▸ INSTRUCTION
Return only the lines from the start of the records through the line that contains "minimum width=577pt, minimum", inclusive; leave out all pictures.

[Records]
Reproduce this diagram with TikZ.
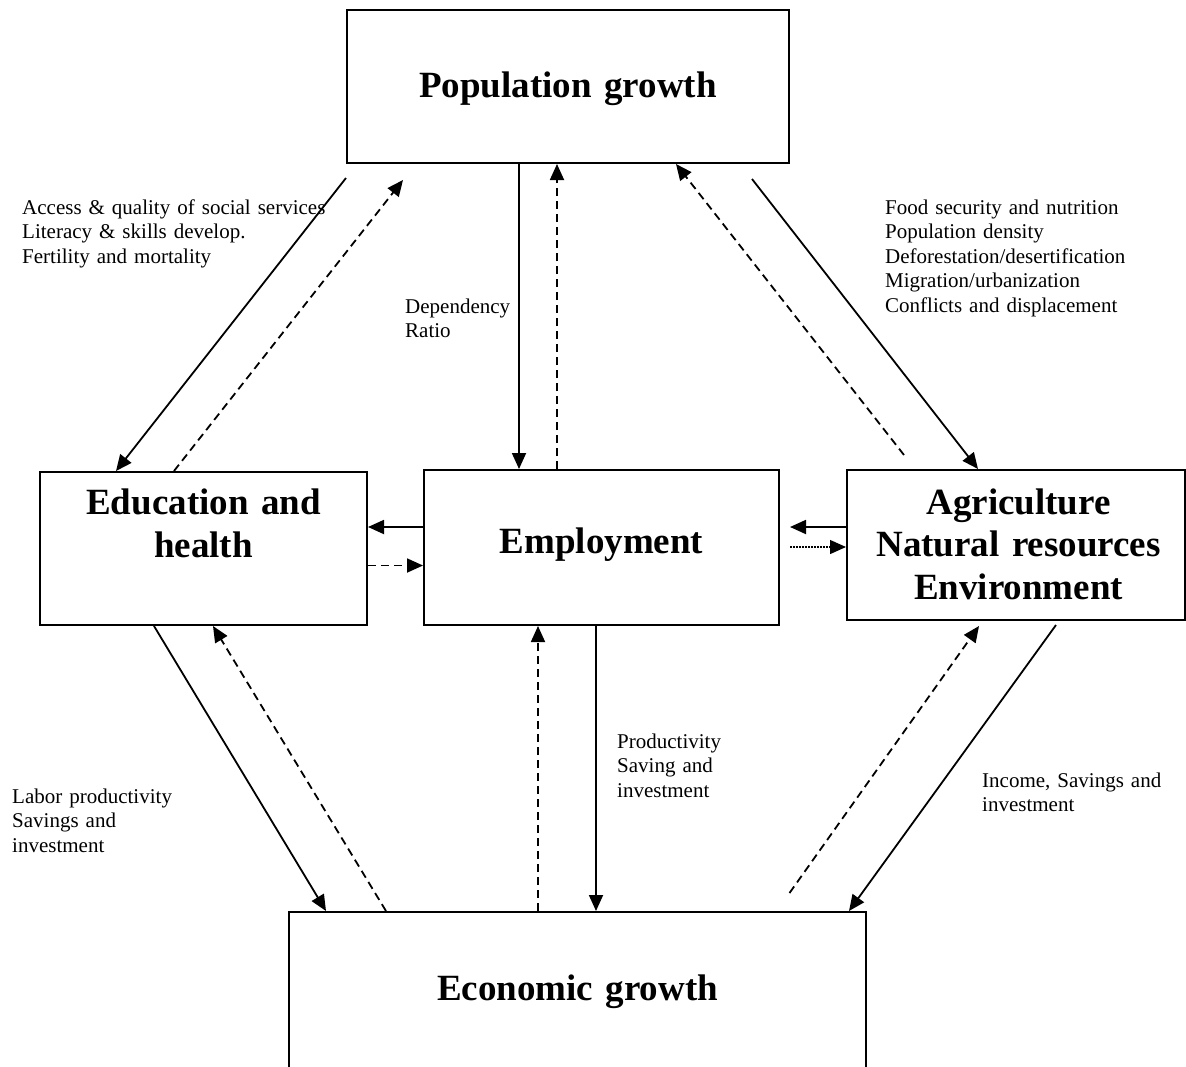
\documentclass[tikz,border=0pt]{standalone}
\usepackage{fontspec}
\setmainfont{Liberation Serif}
\usepackage{tikz}
\usetikzlibrary{arrows.meta, calc, positioning}
\tikzstyle{block}=[rectangle, draw=black, line width=2pt, inner sep=0pt]
\tikzstyle{title}=[font=\fontsize{37}{42.5}\selectfont\bfseries,
                   text width=340pt, align=center, inner sep=0pt, anchor=base]
\tikzstyle{note}=[font=\fontsize{21}{24.5}\selectfont,
                  text width=330pt, align=left, inner sep=0pt, anchor=base west]
\tikzstyle{arrow}=[-{Triangle[length=16pt,width=14pt]}, line width=1.8pt]
\tikzstyle{feedback}=[arrow, dash pattern=on 8pt off 5pt]
\tikzstyle{weak}=[arrow, line width=1.3pt, dash pattern=on 1.5pt off 1.5pt]

\begin{document}
\begin{tikzpicture}[x=1pt, y=-1pt]
  \useasboundingbox (0,0) rectangle (1186,1066);
  \clip (0,0) rectangle (1186,1066);

  % Boxes
  \node[block, minimum width=442pt, minimum height=153pt] (pop) at (568,86.5) {};
  \node[block, minimum width=327pt, minimum height=153pt] (edu) at (203.5,548.5) {};
  \node[block, minimum width=355pt, minimum height=155pt] (emp) at (601.5,547.5) {};
  \node[block, minimum width=338pt, minimum height=150pt] (agri) at (1016,545) {};
  \node[block, minimum width=577pt, minimum height=188pt] (econ) at (577.5,1006) {};

  % Titles
  \node[title] (poptxt) at ($(pop.north)+(0,88.4)$) {Population growth};
  \node[title] (edutxt) at ($(edu.north)+(0,43.5)$) {Education and\\health};
  \node[title] (emptxt) at ($(emp.north)+(0,84)$) {Employment};
  \node[title] (agritxt) at ($(agri.north)+(2.5,45)$) {Agriculture\\Natural resources\\Environment};
  \node[title] (econtxt) at ($(econ.north)+(0,89)$) {Economic growth};

  % Channel notes
  \node[note] (noteedu) at (22,214) {Access \& quality of social services\\Literacy \& skills develop.\\Fertility and mortality};
  \node[note] (notedep) at (405,313) {Dependency\\Ratio};
  \node[note] (noteagri) at (885,214) {Food security and nutrition\\Population density\\Deforestation/desertification\\Migration/urbanization\\Conflicts and displacement};
  \node[note] (noteprod) at (617,748) {Productivity\\Saving and\\investment};
  \node[note] (notelab) at (12,803) {Labor productivity\\Savings and\\investment};
  \node[note] (noteinc) at (982,787) {Income, Savings and\\investment};

  % Population growth links
  \draw[arrow] ($(pop.south west)+(0,14)$) -- ($(edu.north west)+(77,0)$);
  \draw[feedback] ($(edu.north west)+(135,0)$) -- ($(pop.south west)+(57,16)$);
  \draw[arrow] ($(pop.south west)+(173,0)$) -- ($(emp.north west)+(96,0)$);
  \draw[feedback] ($(emp.north west)+(134,0)$) -- ($(pop.south west)+(211,0)$);
  \draw[feedback] ($(agri.north west)+(58,-14)$) -- ($(pop.south east)+(-114,0)$);
  \draw[arrow] ($(pop.south east)+(-38,15)$) -- ($(agri.north west)+(132,0)$);

  % Middle row
  \draw[arrow] ($(emp.north west)+(0,58)$) -- ($(edu.north east)+(0,56)$);
  \draw[feedback] ($(edu.north east)+(0,94.5)$) -- ($(emp.north west)+(0,96.5)$);
  \draw[arrow] ($(agri.north west)+(0,58)$) -- ($(emp.north east)+(10,58)$);
  \draw[weak] ($(emp.north east)+(10,78)$) -- ($(agri.north west)+(0,78)$);

  % Economic growth links
  \draw[arrow] ($(edu.south west)+(115,0)$) -- ($(econ.north west)+(38,0)$);
  \draw[feedback] ($(econ.north west)+(98,0)$) -- ($(edu.south west)+(174,0)$);
  \draw[arrow] ($(emp.south west)+(173,0)$) -- ($(econ.north west)+(308,0)$);
  \draw[feedback] ($(econ.north west)+(250,0)$) -- ($(emp.south west)+(115,0)$);
  \draw[arrow] ($(agri.south west)+(210,4)$) -- ($(econ.north east)+(-18,0)$);
  \draw[feedback] ($(econ.north east)+(-77.5,-18)$) -- ($(agri.south west)+(133,5)$);
\end{tikzpicture}
\end{document}
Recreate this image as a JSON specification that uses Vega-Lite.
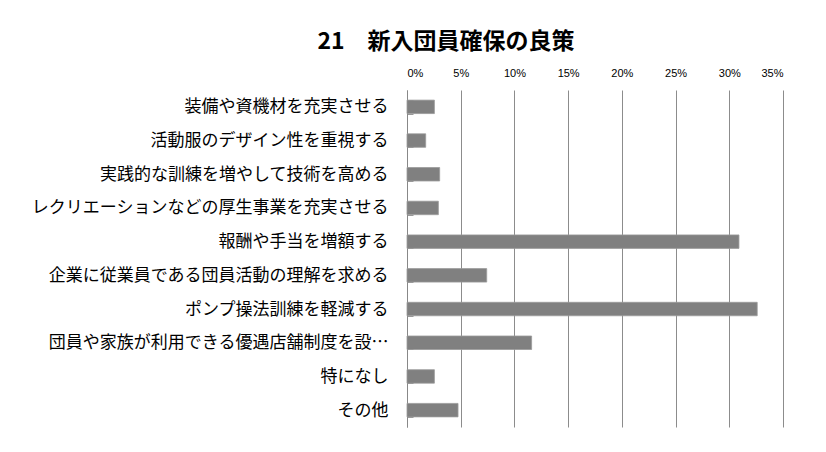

▸ TASK SOLUTION
Reproduce this diagram with TikZ.
\documentclass[tikz,border=0pt]{standalone}
\usepackage{fontspec}
\setmainfont{Liberation Serif}
\usepackage{tikz}
\usetikzlibrary{arrows.meta, calc, positioning}
\tikzstyle{block}=[rectangle, draw=black, line width=2pt, inner sep=0pt]
\tikzstyle{title}=[font=\fontsize{37}{42.5}\selectfont\bfseries,
                   text width=340pt, align=center, inner sep=0pt, anchor=base]
\tikzstyle{note}=[font=\fontsize{21}{24.5}\selectfont,
                  text width=330pt, align=left, inner sep=0pt, anchor=base west]
\tikzstyle{arrow}=[-{Triangle[length=16pt,width=14pt]}, line width=1.8pt]
\tikzstyle{feedback}=[arrow, dash pattern=on 8pt off 5pt]
\tikzstyle{weak}=[arrow, line width=1.3pt, dash pattern=on 1.5pt off 1.5pt]

\begin{document}
\begin{tikzpicture}[x=1pt, y=-1pt]
  \useasboundingbox (0,0) rectangle (1186,1066);
  \clip (0,0) rectangle (1186,1066);

  % Boxes
  \node[block, minimum width=442pt, minimum height=153pt] (pop) at (568,86.5) {};
  \node[block, minimum width=327pt, minimum height=153pt] (edu) at (203.5,548.5) {};
  \node[block, minimum width=355pt, minimum height=155pt] (emp) at (601.5,547.5) {};
  \node[block, minimum width=338pt, minimum height=150pt] (agri) at (1016,545) {};
  \node[block, minimum width=577pt, minimum height=188pt] (econ) at (577.5,1006) {};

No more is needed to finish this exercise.